My Lords, it is a pleasure to follow the noble Lord, Lord Browne of Ladyton, in supporting his Amendment 32, which he introduced so persuasively and expertly. A few years ago, I chaired the House of Lords Select Committee on AI, which considered the economic, ethical and social implications of advances in artificial intelligence. In our report published in April 2018, entitled AI in the UK: Ready, Willing and Able?, we addressed the issue of military use of AI and stated:

“Perhaps the most emotive and high-stakes area of AI development today is its use for military purposes”,

recommending that this area merited a “full inquiry” on its own. As the noble Lord, Lord Browne of Ladyton, made plain, regrettably, it seems not yet to have attracted such an inquiry or even any serious examination. I am therefore extremely grateful to the noble Lord for creating the opportunity to follow up on some of the issues we raised in connection with the deployment of AI and some of the challenges we outlined. It is also a privilege to be a co-signatory with the noble and gallant Lord, Lord Houghton, who too has thought so carefully about issues involving the human interface with technology.

The broad context, as the noble Lord, Lord Browne, has said, is the unknowns and uncertainties in policy, legal and regulatory terms that new technology in military use can generate. His concerns about complications and the personal liabilities to which it exposes deployed forces are widely shared by those who understand the capabilities of new technology. That is all the more so in a multilateral context where other countries may be using technologies that we would either not deploy or the use of which could create potential vulnerabilities for our troops.

Looking back to our report, one of the things that concerned us more than anything else was the grey area surrounding the definition of lethal autonomous weapon systems—LAWS. As the noble Lord, Lord Browne, set out, when the committee explored the issue, we discovered that the UK’s then definition, which included the phrase

“An autonomous system is capable of understanding higher-level intent and direction”,

was clearly out of step with the definitions used by most other Governments and imposed a much higher threshold on what might be considered autonomous. This allowed the Government to say:

“the UK does not possess fully autonomous weapon systems and has no intention of developing them. Such systems are not yet in existence and are not likely to be for many years, if at all.”

Our committee concluded that, in practice,

“this lack of semantic clarity could lead the UK towards an ill-considered drift into increasingly autonomous weaponry.”

This was particularly in light of the fact that, at the UN Convention on Certain Conventional Weapons group of governmental experts in 2017, the UK opposed the proposed international ban on the development and use of autonomous weapons. We therefore recommended that the UK’s definition of autonomous weapons should be realigned to be the same or similar with that being used by the rest of the world. The Government, in their response to the report of the committee in June 2018, replied that:

The Ministry of Defence has no plans to change the definition of an autonomous system.”

They did say, however,

The UK will continue to actively participate in future GGE meetings, trying to reach agreement at the earliest possible stage.”
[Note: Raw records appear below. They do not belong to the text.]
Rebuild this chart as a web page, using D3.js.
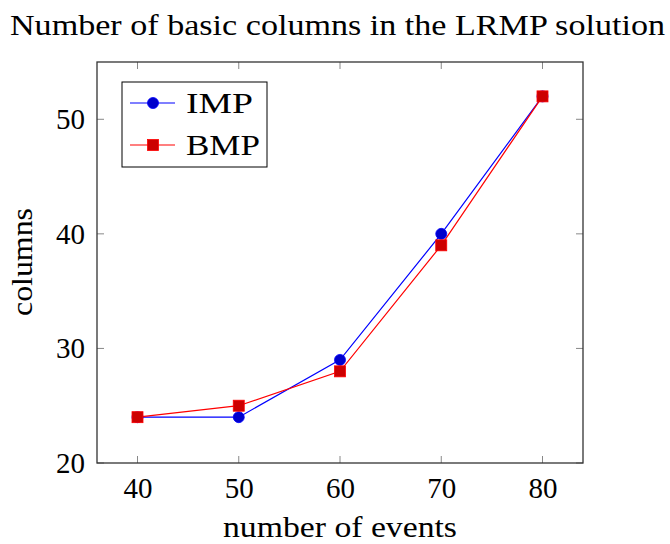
<!DOCTYPE html>
<html><head><meta charset="utf-8">
<script src="https://cdn.jsdelivr.net/npm/d3@7"></script>
<style>body{margin:0;background:#fff}svg{display:block}svg text{font-family:"Liberation Serif","Times New Roman",Times,serif !important;fill:#000}</style>
</head><body><svg id="c" width="670" height="544"></svg>
<script>
const xValues = [40, 50, 60, 70, 80];
const impValues = [24, 24, 29, 40, 52];
const bmpValues = [24, 25, 28, 39, 52];
const xTicks = [40, 50, 60, 70, 80];
const yTicks = [20, 30, 40, 50];
const seriesNames = ["IMP", "BMP"];

const svg = d3.select("#c");
const L = 97, R = 583, T = 62, B = 463;
const x = d3.scaleLinear().domain([36, 84]).range([L, R]);
const y = d3.scaleLinear().domain([20, 55]).range([B, T]);
const fs = 29;

// ticks (inside, mirrored)
const tk = svg.append("g").attr("stroke", "#888").attr("stroke-width", 1);
xTicks.forEach(v => {
  tk.append("line").attr("x1", x(v)).attr("x2", x(v)).attr("y1", B).attr("y2", B - 7);
  tk.append("line").attr("x1", x(v)).attr("x2", x(v)).attr("y1", T).attr("y2", T + 7);
});
yTicks.forEach(v => {
  tk.append("line").attr("y1", y(v)).attr("y2", y(v)).attr("x1", L).attr("x2", L + 7);
  tk.append("line").attr("y1", y(v)).attr("y2", y(v)).attr("x1", R).attr("x2", R - 7);
});

const xAxis = d3.axisBottom(x).tickValues(xTicks).tickSize(0).tickPadding(14);
const gx = svg.append("g").attr("transform", `translate(0,${B})`).call(xAxis);
gx.select(".domain").remove();
gx.selectAll("text").style("font-size", fs + "px").attr("font-family", null);
const yAxis = d3.axisLeft(y).tickValues(yTicks).tickSize(0).tickPadding(12);
const gy = svg.append("g").attr("transform", `translate(${L},0)`).call(yAxis);
gy.select(".domain").remove();
gy.selectAll("text").style("font-size", fs + "px").attr("font-family", null);

svg.append("rect").attr("x", L).attr("y", T).attr("width", R - L).attr("height", B - T)
  .attr("fill", "none").attr("stroke", "#333").attr("stroke-width", 1.3);

const line = d3.line().x((d, i) => x(xValues[i])).y(d => y(d));
svg.append("path").datum(impValues).attr("d", line).attr("fill", "none").attr("stroke", "#0000ff").attr("stroke-width", 1.2);
svg.append("path").datum(bmpValues).attr("d", line).attr("fill", "none").attr("stroke", "#ff0000").attr("stroke-width", 1.2);
svg.selectAll(".imp").data(impValues).enter().append("circle")
  .attr("cx", (d, i) => x(xValues[i])).attr("cy", d => y(d)).attr("r", 5.5)
  .attr("fill", "#0000cc").attr("stroke", "#0000ff").attr("stroke-width", 0.8);
svg.selectAll(".bmp").data(bmpValues).enter().append("rect")
  .attr("x", (d, i) => x(xValues[i]) - 5.5).attr("y", d => y(d) - 5.5).attr("width", 11).attr("height", 11)
  .attr("fill", "#cc0000").attr("stroke", "#ff0000").attr("stroke-width", 0.8);

// legend
const lg = svg.append("g");
lg.append("rect").attr("x", 122).attr("y", 82).attr("width", 145).attr("height", 85)
  .attr("fill", "#fff").attr("stroke", "#000").attr("stroke-width", 1);
[[103, "#0000ff", "#0000cc", "c"], [145, "#ff0000", "#cc0000", "s"]].forEach((r, i) => {
  lg.append("line").attr("x1", 130).attr("x2", 175).attr("y1", r[0]).attr("y2", r[0]).attr("stroke", r[1]).attr("stroke-width", 1.2);
  if (r[3] === "c") lg.append("circle").attr("cx", 153).attr("cy", r[0]).attr("r", 5.5).attr("fill", r[2]).attr("stroke", r[1]).attr("stroke-width", 0.8);
  else lg.append("rect").attr("x", 147.5).attr("y", r[0] - 5.5).attr("width", 11).attr("height", 11).attr("fill", r[2]).attr("stroke", r[1]).attr("stroke-width", 0.8);
  lg.append("text").attr("x", 186).attr("y", r[0]).attr("dy", "0.34em").style("font-size", fs + "px")
    .attr("textLength", i === 0 ? 67 : 74).attr("lengthAdjust", "spacingAndGlyphs").text(seriesNames[i]);
});

svg.append("text").attr("x", 337.5).attr("y", 35).attr("text-anchor", "middle").style("font-size", "29px")
  .attr("textLength", 655).attr("lengthAdjust", "spacingAndGlyphs").text("Number of basic columns in the LRMP solution");
svg.append("text").attr("x", 340).attr("y", 537).attr("text-anchor", "middle").style("font-size", fs + "px")
  .attr("textLength", 234).attr("lengthAdjust", "spacingAndGlyphs").text("number of events");
svg.append("text").attr("transform", "translate(32,262) rotate(-90)").attr("text-anchor", "middle").style("font-size", fs + "px")
  .attr("textLength", 108).attr("lengthAdjust", "spacingAndGlyphs").text("columns");
</script></body></html>
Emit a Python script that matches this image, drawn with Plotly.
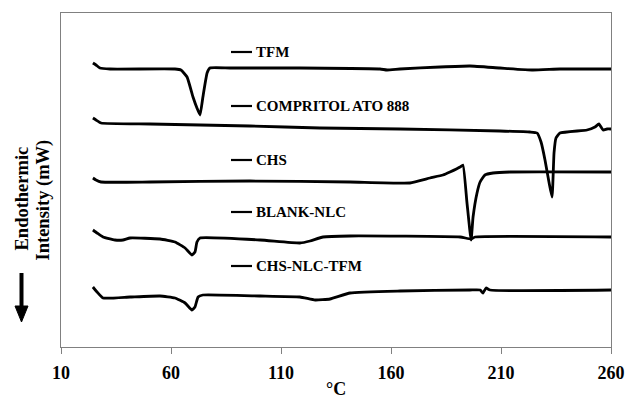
import plotly.graph_objects as go

# Temperature (°C) and relative heat-flow signal (arbitrary offset units) for each sample
tfm_t = [24.5, 25.9, 27.7, 32.3, 61.8, 64.5, 67.3, 70.0, 71.8, 73.2, 74.5, 76.4, 77.7, 86.8,
         118.6, 155.0, 158.2, 164.1, 182.3, 195.9, 209.5, 224.5, 236.8, 260.0]
tfm_v = [284, 282, 279, 278, 278, 277, 270, 250, 239, 232, 250, 274, 279, 279,
         279, 278, 277, 278, 280, 281, 279, 277, 278, 278]

comp_t = [24.5, 25.9, 28.2, 50.5, 95.9, 127.7, 164.1, 209.5, 223.2, 226.4, 228.2, 230.0,
          231.8, 233.2, 234.1, 235.0, 236.8, 249.1, 252.7, 254.5, 256.4, 258.2, 260.0]
comp_v = [229, 227, 224, 223, 221, 219, 218, 216, 215, 214, 205, 187,
          165, 150, 194, 209, 214, 217, 220, 223, 217, 218, 218]

chs_t = [24.5, 25.9, 28.2, 50.5, 95.9, 141.4, 168.6, 177.7, 183.6, 186.8, 191.4, 192.7,
         194.5, 196.4, 197.3, 199.1, 200.5, 202.7, 206.4, 214.1, 260.0]
chs_v = [169, 167, 165, 165, 166, 165, 164, 169, 172, 175, 180, 182,
         145, 107, 130, 154, 165, 172, 174, 175, 175]

blank_t = [24.5, 26.4, 29.1, 34.5, 38.2, 41.4, 55.0, 61.8, 66.4, 69.5, 70.9, 71.8, 73.2,
           100.5, 118.6, 123.2, 129.1, 141.4, 191.4, 196.4, 198.2, 260.0]
blank_v = [117, 114, 110, 107, 107, 109, 108, 105, 99, 92, 95, 105, 109,
           107, 104, 106, 110, 111, 110, 108, 110, 110]

nlc_t = [24.5, 26.4, 29.1, 41.4, 55.0, 61.8, 66.4, 69.5, 70.9, 72.3, 74.5, 100.5, 118.6,
         125.5, 132.3, 141.4, 164.1, 195.9, 200.5, 201.8, 203.2, 205.0, 260.0]
nlc_v = [60, 55, 49, 50, 51, 49, 44, 37, 40, 50, 52, 51, 50,
         47, 48, 54, 56, 57, 57, 54, 59, 57, 57]

labels = ["TFM", "COMPRITOL ATO 888", "CHS", "BLANK-NLC", "CHS-NLC-TFM"]
x_ticks = [10, 60, 110, 160, 210, 260]

series = [(tfm_t, tfm_v), (comp_t, comp_v), (chs_t, chs_v), (blank_t, blank_v), (nlc_t, nlc_v)]

W, H = 626, 398
L, R, T, B = 61, 611, 13, 347


def px(x):
    return (x - L) / (R - L)


def py(y):
    return (B - y) / (B - T)


fig = go.Figure()
for (t, v), name in zip(series, labels):
    fig.add_trace(go.Scatter(x=t, y=v, mode="lines", name=name,
                             line=dict(color="black", width=2.8, shape="spline", smoothing=0.4),
                             showlegend=False, hoverinfo="skip", cliponaxis=False))

font_family = "Liberation Serif, Times New Roman, serif"
shapes = []
annotations = []
label_y = [52, 106, 160, 212, 266]
for name, ly in zip(labels, label_y):
    shapes.append(dict(type="line", xref="paper", yref="paper",
                       x0=px(231), x1=px(252), y0=py(ly), y1=py(ly),
                       line=dict(color="black", width=2.2)))
    annotations.append(dict(xref="paper", yref="paper", x=px(254), y=py(ly),
                            xanchor="left", yanchor="middle", showarrow=False,
                            text="<b>" + name + "</b>",
                            font=dict(family=font_family, size=15, color="black")))

# Y title (two rotated lines)
annotations.append(dict(xref="paper", yref="paper", x=px(21.5), y=py(199),
                        xanchor="center", yanchor="middle", showarrow=False, textangle=-90,
                        text="<b>Endothermic</b>",
                        font=dict(family=font_family, size=18.5, color="black")))
annotations.append(dict(xref="paper", yref="paper", x=px(42.5), y=py(200),
                        xanchor="center", yanchor="middle", showarrow=False, textangle=-90,
                        text="<b>Intensity (mW)</b>",
                        font=dict(family=font_family, size=18.5, color="black")))
# X title
annotations.append(dict(xref="paper", yref="paper", x=px(336), y=py(389),
                        xanchor="center", yanchor="middle", showarrow=False,
                        text="<b>°C</b>",
                        font=dict(family=font_family, size=18, color="black")))

# Down arrow
shapes.append(dict(type="line", xref="paper", yref="paper",
                   x0=px(21.5), x1=px(21.5), y0=py(273), y1=py(308),
                   line=dict(color="black", width=4)))
shapes.append(dict(type="path", xref="paper", yref="paper",
                   path=f"M {px(15)} {py(306)} L {px(28)} {py(306)} L {px(21.5)} {py(322)} Z",
                   fillcolor="black", line=dict(color="black", width=1)))

fig.update_layout(
    width=W, height=H,
    margin=dict(l=L, r=W - R, t=T, b=H - B, autoexpand=False),
    paper_bgcolor="white", plot_bgcolor="white",
    shapes=shapes, annotations=annotations,
    xaxis=dict(range=[10, 260], tickvals=x_ticks, ticks="outside", ticklen=6,
               tickcolor="#808080", linecolor="#808080", linewidth=1, mirror=True,
               showgrid=False, zeroline=False, automargin=False, ticklabelstandoff=3,
               tickfont=dict(family=font_family, size=18, color="black", weight="bold")),
    yaxis=dict(range=[0, 334], showticklabels=False, ticks="", linecolor="#808080",
               linewidth=1, mirror=True, showgrid=False, zeroline=False, automargin=False),
)

fig.write_html("out.html")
Later, thanks to the Liaison Committee, we were able on two occasions last year to follow up on progress in this area. On the first occasion, in reply to the Liaison Committee letter of last January which asked,

“What discussions have the Government had with international partners about the definition of an autonomous weapons system, and what representations have they received about the issues presented with their current definition?”

The Government replied:

“There is no international agreement on the definition or characteristics of autonomous weapons systems. Her Majesty’s Government has received some representations on this subject from Parliamentarians”.

They went on to say:

“The GGE is yet to achieve consensus on an internationally accepted definition and there is therefore no common standard against which to align. As such, the UK does not intend to change its definition.”

So, no change there until later in the year in December 2020, when the Prime Minister announced the creation of the autonomy development centre to,

“accelerate the research, development, testing, integration and deployment of world-leading AI,” and the development of autonomous systems.

In our follow-up report, AI in the UK: No Room for Complacency, which was published in the same month, we concluded:

“We believe that the work of the Autonomy Development Centre will be inhibited by the failure to align the UK’s definition of autonomous weapons with international partners: doing so must be a first priority for the Centre once established.”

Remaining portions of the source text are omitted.